Being partly ruined the original kitchen is not suitable for cooking any more, however, the basis for these experiments are carried out at a restored and reconstructed 17th century in one of the houses built beside the manor as it was no longer in use.
The 17th century kitchen.
The reconstructed kitchen has three main features; bread oven, main hearth and roasting hearth. Following a tradition that became more and more common during the 17th century the actual kitchen is built into the chimney with the cooking features on at either side. Central to the kitchen, and opposite the opening is the large bread oven, which together with the chimney is an original feature. At a later time the side hearths were added to the construction according to a model that can be found already in the 16th century in the homes of more well – off farmers and burgher.
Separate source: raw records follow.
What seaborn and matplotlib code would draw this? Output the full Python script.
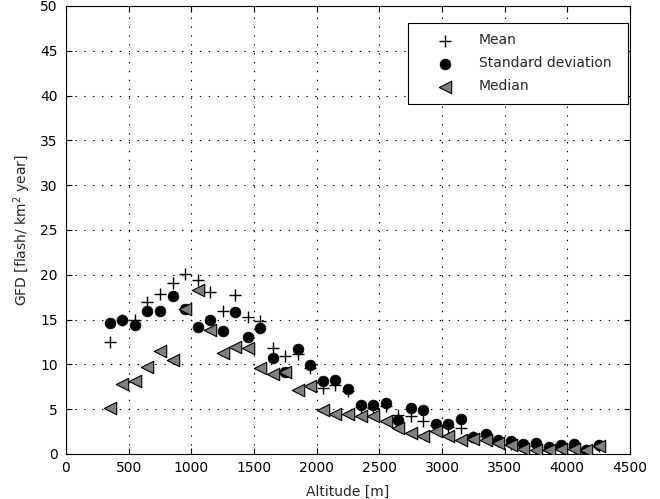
import numpy as np
import pandas as pd
import matplotlib
matplotlib.use("Agg")
import matplotlib.pyplot as plt
import seaborn as sns

altitude = [350, 450, 550, 650, 750, 850, 950, 1050, 1150, 1250,
            1350, 1450, 1550, 1650, 1750, 1850, 1950, 2050, 2150, 2250,
            2350, 2450, 2550, 2650, 2750, 2850, 2950, 3050, 3150, 3250,
            3350, 3450, 3550, 3650, 3750, 3850, 3950, 4050, 4150, 4250]
mean_vals = [12.5, 15.0, 15.0, 17.0, 17.9, 19.1, 20.1, 19.4, 18.1, 16.0,
             17.7, 15.3, 14.8, 11.8, 10.9, 11.2, 9.6, 7.4, 7.7, 7.0,
             5.3, 5.1, 5.4, 4.3, 4.2, 3.7, 3.2, 3.0, 2.9, 1.9,
             2.0, 1.5, 1.1, 1.0, 0.9, 0.6, 0.8, 0.8, 0.5, 0.9]
std_vals = [14.6, 14.9, 14.4, 16.0, 16.0, 17.6, 16.2, 14.2, 14.9, 13.7,
            15.8, 13.1, 14.1, 10.7, 9.2, 11.7, 9.9, 8.2, 8.3, 7.2,
            5.5, 5.5, 5.7, 3.8, 5.1, 4.9, 3.3, 3.3, 3.9, 1.9,
            2.2, 1.6, 1.4, 1.1, 1.2, 0.8, 1.0, 1.1, 0.4, 1.0]
median_vals = [5.1, 7.8, 8.2, 9.7, 11.5, 10.5, 16.2, 18.3, 13.8, 11.3,
               11.9, 11.8, 9.6, 8.9, 9.1, 7.1, 7.6, 4.9, 4.5, 4.5,
               4.2, 4.2, 3.7, 2.9, 2.3, 2.0, 2.6, 2.0, 1.6, 1.7,
               1.6, 1.2, 1.0, 0.6, 0.5, 0.4, 0.6, 0.6, 0.5, 0.9]

df = pd.DataFrame({"alt": altitude, "mean": mean_vals,
                   "std": std_vals, "median": median_vals})

sns.set_style("ticks")
plt.rcParams['font.family'] = ['DejaVu Sans']
plt.rcParams['font.size'] = 10
plt.rcParams['mathtext.fontset'] = 'dejavusans'

fig = plt.figure(figsize=(6.6, 4.99), dpi=100)
ax = fig.add_axes([0.1, 0.0902, 0.8545, 0.8978])

sns.scatterplot(data=df, x="alt", y="mean", marker="+", s=70, color="black",
                linewidth=1.0, label="Mean", ax=ax, zorder=3)
sns.scatterplot(data=df, x="alt", y="std", marker="o", s=60, color="black",
                edgecolor="black", linewidth=0.5, label="Standard deviation",
                ax=ax, zorder=3)
sns.scatterplot(data=df, x="alt", y="median", marker="<", s=80, color="#808080",
                edgecolor="black", linewidth=0.8, label="Median", ax=ax, zorder=3)

ax.set_xlim(0, 4500)
ax.set_ylim(0, 50)
ax.set_xticks(np.arange(0, 4501, 500))
ax.set_yticks(np.arange(0, 51, 5))
ax.grid(True, linestyle=(0, (1.25, 6.75)), color="black", linewidth=0.8)
ax.tick_params(direction="in", top=True, right=True, length=4, width=0.8,
               labelsize=10, colors="black")
ax.tick_params(axis="x", pad=5)
ax.tick_params(axis="y", pad=6)
for sp in ax.spines.values():
    sp.set_visible(True)
    sp.set_linewidth(0.8)
    sp.set_color("black")
ax.set_xlabel("Altitude [m]", fontsize=10, labelpad=7)
ax.set_ylabel(r"GFD [flash/ km$^2$ year]", fontsize=10, labelpad=5)

leg = ax.legend(loc="upper left", bbox_to_anchor=(0.6064, 0.790, 0.390, 0.172),
                mode="expand", frameon=True, fancybox=False, fontsize=10,
                edgecolor="black", framealpha=1, borderpad=0.75,
                handletextpad=0.55, labelspacing=0.65, borderaxespad=0,
                handlelength=3.8)
leg.get_frame().set_linewidth(0.8)

fig.savefig("out.png", dpi=100)
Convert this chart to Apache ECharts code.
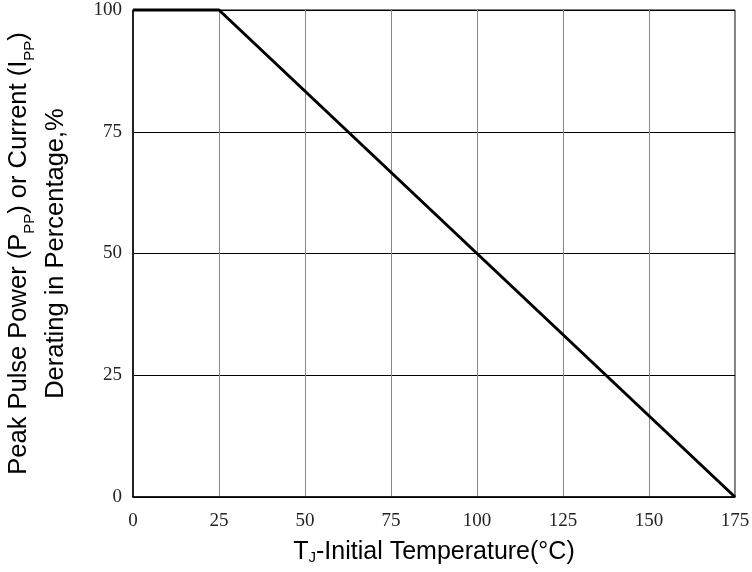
<!DOCTYPE html>
<html>
<head>
<meta charset="utf-8">
<script src="https://cdn.jsdelivr.net/npm/echarts@6/dist/echarts.min.js"></script>
<style>html,body{margin:0;padding:0;background:#fff}#c{width:752px;height:572px}</style>
</head>
<body>
<div id="c"></div>
<script>
const temperatures = [0, 25, 175];
const deratingPercent = [100, 100, 0];
const xTicks = [0, 25, 50, 75, 100, 125, 150, 175];
const yTicks = [0, 25, 50, 75, 100];

const chart = echarts.init(document.getElementById('c'), null, {renderer: 'canvas'});
const sans = 'Liberation Sans, Arial';
chart.setOption({
  animation: false,
  backgroundColor: '#fff',
  grid: {left: 133, top: 10, right: 17, bottom: 75, show: true, borderColor: '#000', borderWidth: 1,
    containLabel: false, outerBoundsMode: 'none'},
  xAxis: {
    type: 'value', min: xTicks[0], max: xTicks[xTicks.length - 1], interval: 25,
    axisLine: {show: true, lineStyle: {color: '#000', width: 1.5}},
    axisTick: {show: false},
    axisLabel: {margin: 15, fontFamily: 'Liberation Serif', fontSize: 19, color: '#222'},
    splitLine: {show: true, lineStyle: {color: '#888', width: 1}},
    name: 'T{sub|J}-Initial Temperature(°C)',
    nameLocation: 'middle', nameGap: 42,
    nameTextStyle: {fontFamily: sans, fontSize: 25, color: '#000', lineHeight: 26,
      rich: {sub: {fontSize: 15, fontFamily: sans, color: '#000', verticalAlign: 'bottom', lineHeight: 13}}}
  },
  yAxis: {
    type: 'value', min: yTicks[0], max: yTicks[yTicks.length - 1], interval: 25,
    axisLine: {show: true, lineStyle: {color: '#000', width: 1.5}},
    axisTick: {show: false},
    axisLabel: {margin: 11, fontFamily: 'Liberation Serif', fontSize: 19, color: '#222'},
    splitLine: {show: true, lineStyle: {color: '#000', width: 1}},
    name: 'Peak Pulse Power (P{sub|PP}) or Current (I{sub|PP})\nDerating in Percentage,%',
    nameLocation: 'middle', nameRotate: 90, nameGap: 59,
    nameTextStyle: {fontFamily: sans, fontSize: 25.5, color: '#000', lineHeight: 37, align: 'center',
      rich: {sub: {fontSize: 15, fontFamily: sans, color: '#000', verticalAlign: 'bottom', lineHeight: 30}}}
  },
  series: [{
    type: 'line',
    data: temperatures.map((t, i) => [t, deratingPercent[i]]),
    symbol: 'none',
    lineStyle: {color: '#000', width: 3},
    clip: false
  }]
});
</script>
</body>
</html>
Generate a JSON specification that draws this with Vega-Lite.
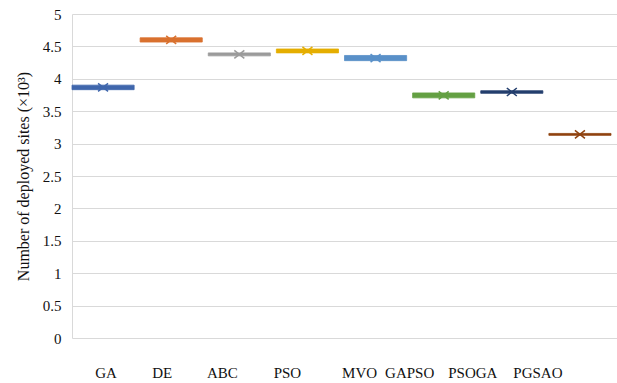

Examples of this three-clover shape has bee excavated in Lund.
The oven;
The oven is a classical dome shaped oven that is supposed to be fired up using the draft that the curved shape produces. As the oven is hot enough it is raked out and bread or other dishes are baked therein according to the temperature at the time.
The main hearth.
Being a bit wider and higher, it provides enough space to hold more than one vessel, though I would have wanted it a bit wider still. The hearth was reconstructed with two square boxes or open holes that can be used to collect the ashes, though I am a bit uncertain of the practicality and of them. In connection to the hearth there is a movable iron arm which is designed to hold a copper kettle.
The side hearth;
This one is smaller and lower thań the main hearth, and seem to have been designed by the re-constructors to be used for spit roasting. However, I find it a bit to narrow to properly hold both the fire and a drip pan – though it is difficult to say without having used it.
Some images will be added eventually, but that will have to wait until I either update my phone or my camera as neither is fit for photographing at the moment.